This evidence is not sufficient to persuade the Tribunal that it represents the views of the ACT community as required by the Act.

Ground (c)Whether in considering if Flynn Primary School exhibits outstanding design or aesthetic qualities valued by the community or a cultural group for the purposes of s 10 (b) of the Heritage Act 2004 the Tribunal took into account irrelevant considerations, namely:    

i.That the school was not included in the Royal Australian Institute of Architects [RAIA] ACT chapters register of significant 20th century architecture; and

ii.That Mr Ken Charlton was not called to give evidence.

  1. In the course of its reasons the ACAT stated at par [131]:

The Tribunal considers that the fact that the school was not included in the RAIA list of significant 20th century architecture in the ACT is important and suggests that the school has not been seen as deserving of recognition by the RAIA itself.  At least four other Taglietti buildings are included in the RAIA’s list.  The apparent absence of any initiative by the RAIA before December 2007 to seek listing of the school suggests also that the school, even if of architectural merit, was not seen by the RAIA as worthy of listing.  The Tribunal is reinforced in this position by the evidence that the RAIA has an active heritage committee and has been active in nominating places to the Heritage Register.

  1. The ACAT was entitled to draw on whatever evidence it considered to be relevant for the purpose of determining whether the nominated places exhibit “outstanding design or aesthetic qualities”.  Whether it exhibits those qualities is a question of fact.  In my opinion the ACAT was entitled to take into account the consideration that the Flynn Primary School was not included in the RAIA register, and to give that fact as much weight as is thought appropriate.  No error of law arises from it so doing. 
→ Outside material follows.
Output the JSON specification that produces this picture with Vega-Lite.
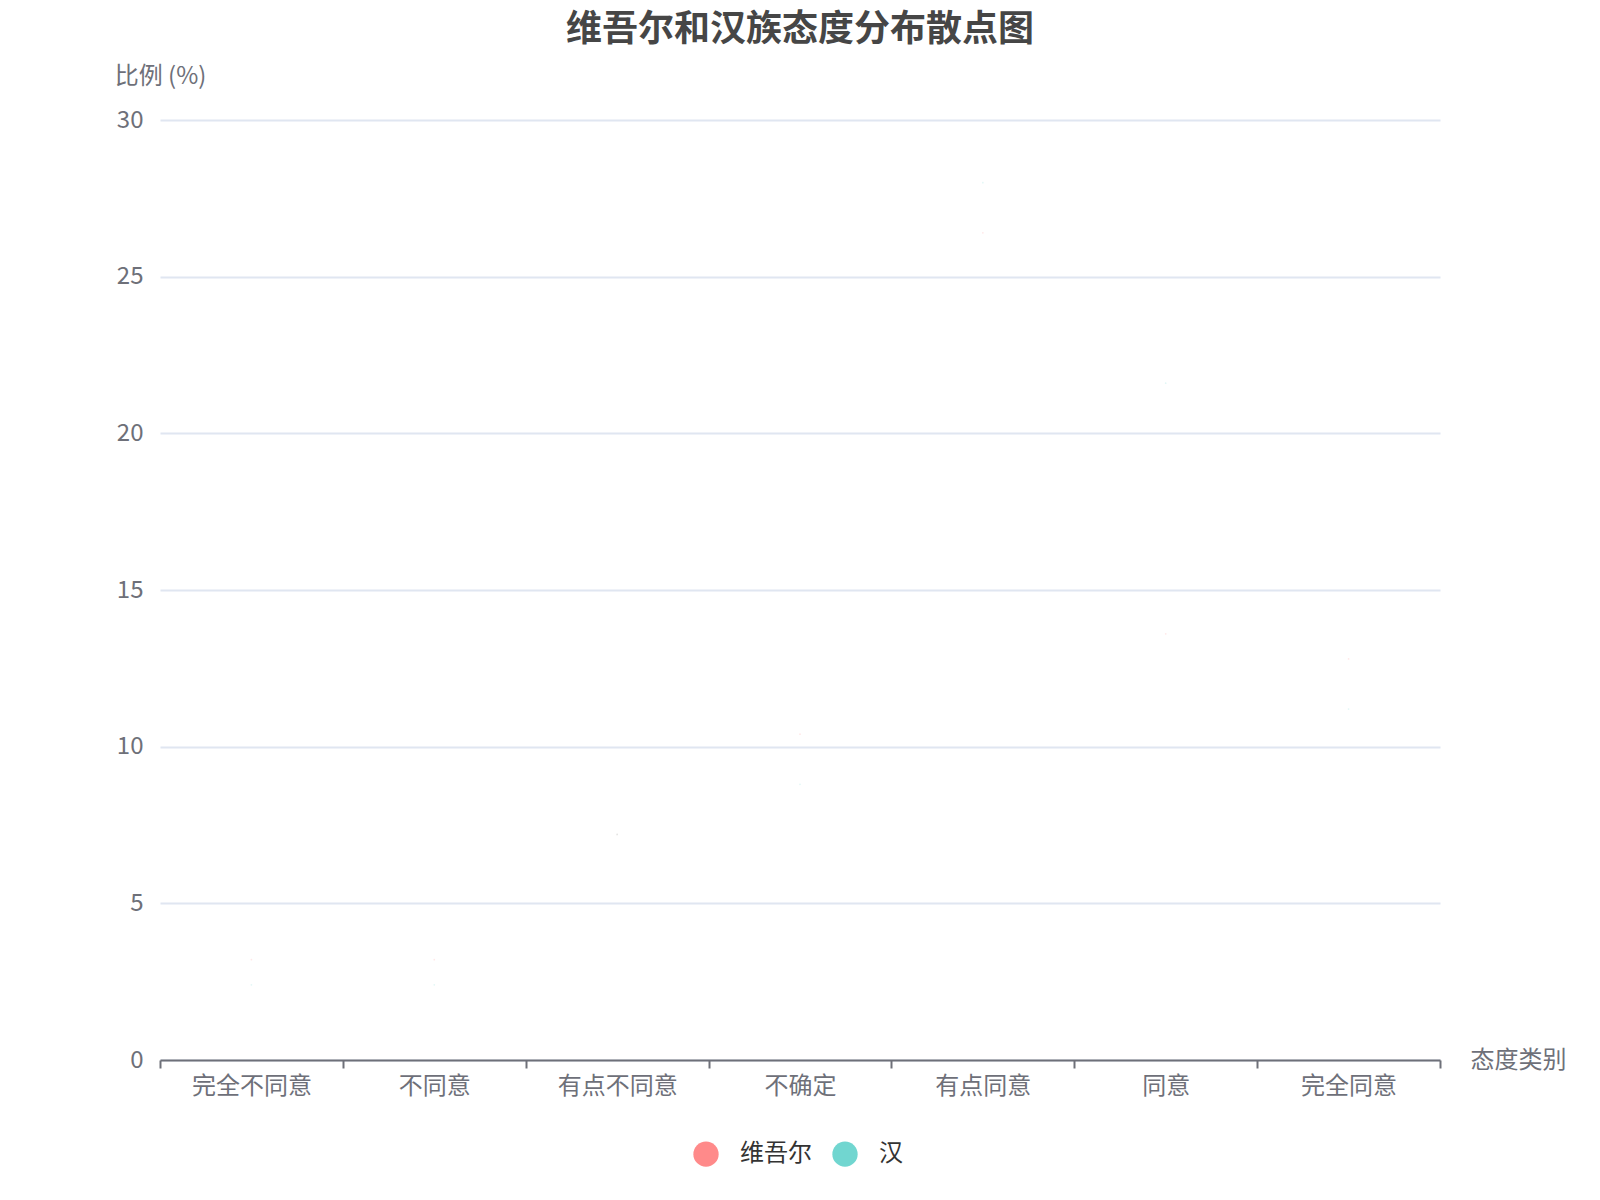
{
  "$schema": "https://vega.github.io/schema/vega-lite/v6.json",
  "autosize": {"type": "none"},
  "width": 1280,
  "height": 940,
  "padding": {"left": 160, "top": 120, "right": 160, "bottom": 140},
  "background": "#ffffff",
  "title": {
    "text": "维吾尔和汉族态度分布散点图",
    "fontSize": 36,
    "fontWeight": "bold",
    "color": "#464646",
    "font": "Noto Sans CJK SC",
    "anchor": "middle",
    "frame": "group",
    "offset": 15
  },
  "data": {
    "values": [
      {"category": "完全不同意", "group": "维吾尔", "value": 3.2},
      {"category": "完全不同意", "group": "汉", "value": 2.4},
      {"category": "不同意", "group": "维吾尔", "value": 3.2},
      {"category": "不同意", "group": "汉", "value": 2.4},
      {"category": "有点不同意", "group": "维吾尔", "value": 7.2},
      {"category": "有点不同意", "group": "汉", "value": 7.2},
      {"category": "不确定", "group": "维吾尔", "value": 10.4},
      {"category": "不确定", "group": "汉", "value": 8.8},
      {"category": "有点同意", "group": "维吾尔", "value": 26.4},
      {"category": "有点同意", "group": "汉", "value": 28.0},
      {"category": "同意", "group": "维吾尔", "value": 13.6},
      {"category": "同意", "group": "汉", "value": 21.6},
      {"category": "完全同意", "group": "维吾尔", "value": 12.8},
      {"category": "完全同意", "group": "汉", "value": 11.2}
    ]
  },
  "mark": {"type": "point", "filled": true, "shape": "circle", "size": 3, "opacity": 0.2},
  "encoding": {
    "x": {
      "field": "category",
      "type": "nominal",
      "bandPosition": 0.5,
      "sort": ["完全不同意", "不同意", "有点不同意", "不确定", "有点同意", "同意", "完全同意"],
      "scale": {"type": "band", "paddingInner": 0, "paddingOuter": 0},
      "axis": {
        "title": "态度类别",
        "titleFont": "Noto Sans CJK SC",
        "titleFontSize": 24,
        "titleFontWeight": "normal",
        "titleColor": "#6E7079",
        "titleAnchor": "start",
        "titleAlign": "left",
        "titleBaseline": "middle",
        "titleX": 1310,
        "titleY": 0,
        "labelAngle": 0,
        "labelFont": "Noto Sans CJK SC",
        "labelFontSize": 24,
        "labelColor": "#6E7079",
        "labelPadding": 6,
        "tickBand": "extent",
        "ticks": true,
        "tickSize": 8,
        "tickWidth": 2,
        "tickColor": "#6E7079",
        "domainColor": "#6E7079",
        "domainWidth": 2,
        "grid": false
      }
    },
    "y": {
      "field": "value",
      "type": "quantitative",
      "scale": {"domain": [0, 30], "nice": false, "zero": true},
      "axis": {
        "title": "比例 (%)",
        "titleFont": "Noto Sans CJK SC",
        "titleFontSize": 24,
        "titleFontWeight": "normal",
        "titleColor": "#6E7079",
        "titleAngle": 0,
        "titleAlign": "center",
        "titleBaseline": "middle",
        "titleX": 0,
        "titleY": -44,
        "values": [0, 5, 10, 15, 20, 25, 30],
        "labelFont": "Noto Sans CJK SC",
        "labelFontSize": 24,
        "labelColor": "#6E7079",
        "labelPadding": 17,
        "ticks": false,
        "domain": false,
        "grid": true,
        "gridColor": "#E0E6F1",
        "gridWidth": 2
      }
    },
    "color": {
      "field": "group",
      "type": "nominal",
      "scale": {"domain": ["维吾尔", "汉"], "range": ["#FF8A8A", "#71D6D0"]},
      "legend": {
        "title": null,
        "orient": "none",
        "direction": "horizontal",
        "legendX": 533,
        "legendY": 1021,
        "symbolType": "circle",
        "symbolSize": 640,
        "symbolOpacity": 1,
        "symbolStrokeWidth": 0,
        "labelFont": "Noto Sans CJK SC",
        "labelFontSize": 24,
        "labelColor": "#333333",
        "labelOffset": 21,
        "columnPadding": 20
      }
    }
  },
  "config": {
    "view": {"stroke": null},
    "font": "Noto Sans CJK SC"
  }
}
  1. As part of the material before it, the ACAT had a report from Mr Ken Charlton.  On its face, that report was a draft report.  The ACAT was entitled to take into account the fact that the report before it was a draft report in determining the weight to be given to the report.  The statement made by the ACAT that Mr Charlton was not called to give evidence was not a statement suggesting that some inference contrary to the opinions expressed by Mr Charlton was drawn from the fact that he did not give evidence.  The ACAT was merely noting that it could not determine whether any final opinions or conclusions reached by Mr Charlton were consistent or inconsistent with those expressed in his draft report.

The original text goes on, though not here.